- Directed by: Spider One
- Written by: Spider One
- Produced by: Spider One Krsy Fox
- Starring: Krsy Fox Jon Sklaroff Barbara Crampton Elizabeth Phoenix Caro
- Cinematography: Andy Patch
- Edited by: Krsy Fox
- Music by: Roy Mayorga
- Distributed by: RLJE Films; Shudder;
- Release date: October 4, 2024;
- Running time: 106 minutes
- Country: United States
- Language: English
- Box office: $9,299

= Little Bites =

2024 film directed by Spider One

Little Bites is a 2024 horror film directed by Spider One. It premiered on Fantastic Fest 2024. It was released by RLJE Films in theaters on October 4, 2024, followed by a streaming release on Shudder. Starring Krsy Fox and executively produced by Cher, the film received mostly positive reviews from critics.

== Premise ==
Trying to get rid of a demon that torments her daughter Alice, Mindy Vogel decides to send her to live with her grandmother.

== Cast ==
- Krsy Fox as Mindy Vogel
- Jon Sklaroff as Agyar
- Elizabeth Phoenix Caro as Alice Vogel
- Barbara Crampton as Sonya Whitfield
- Heather Langenkamp as Ellenor
- Bonnie Aarons as grandmother
- Chaz Bono as Paul
- Lyndsi LaRose as Gail

== Reception ==
===Box office===
In the United States and Canada, the film made $8,057 from 18 theaters in its opening weekend.

===Critical response===

Catherine Bray of The Guardian rated it 3/5 stars writing that "what could have been a real contender with a few relatively minor tweaks is still a serviceable morsel for those with the right kind of appetite."
On RogerEbert.com, Brian Tallerico rated it 1.5 out of 4 stars calling it "frustrating".

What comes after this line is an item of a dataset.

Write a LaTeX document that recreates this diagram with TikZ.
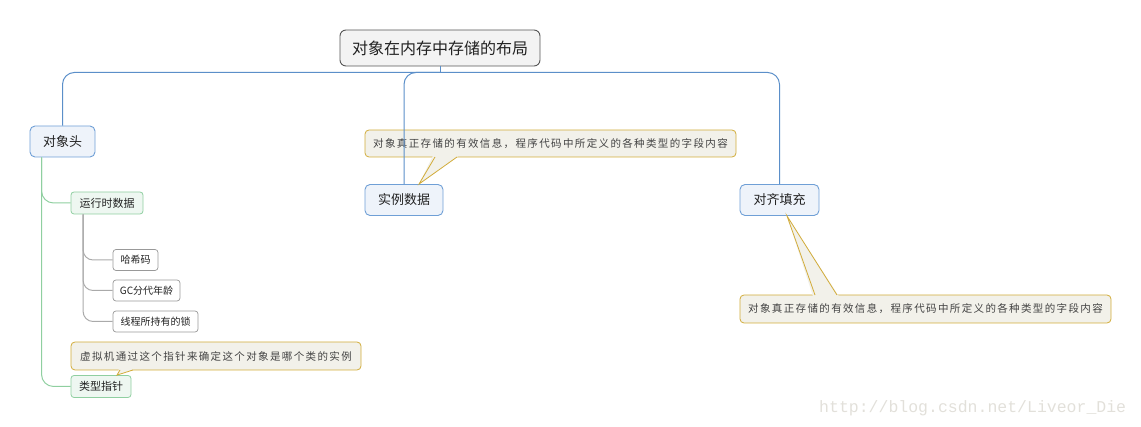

In his review for The Mercury News, Randy Meyers rated it 1.5 out of 4 stars writing that "there is an attempt to comment on the sacrifices that moms make, but it gets squelched by its own unevenness." On Film Threat, Michael Talbot-Haynes scored the film a 10/10 writing in his review consensus section: "the most potent hybrid of drama and horror since George A. Romero's Martin".

On Bloody Disgusting, Trace Thurman rated it 2.5/5 "skulls" writing that "Little Bites shows signs of promise from the burgeoning filmmaker, but an obvious script and sluggish pacing keep it from becoming something truly special."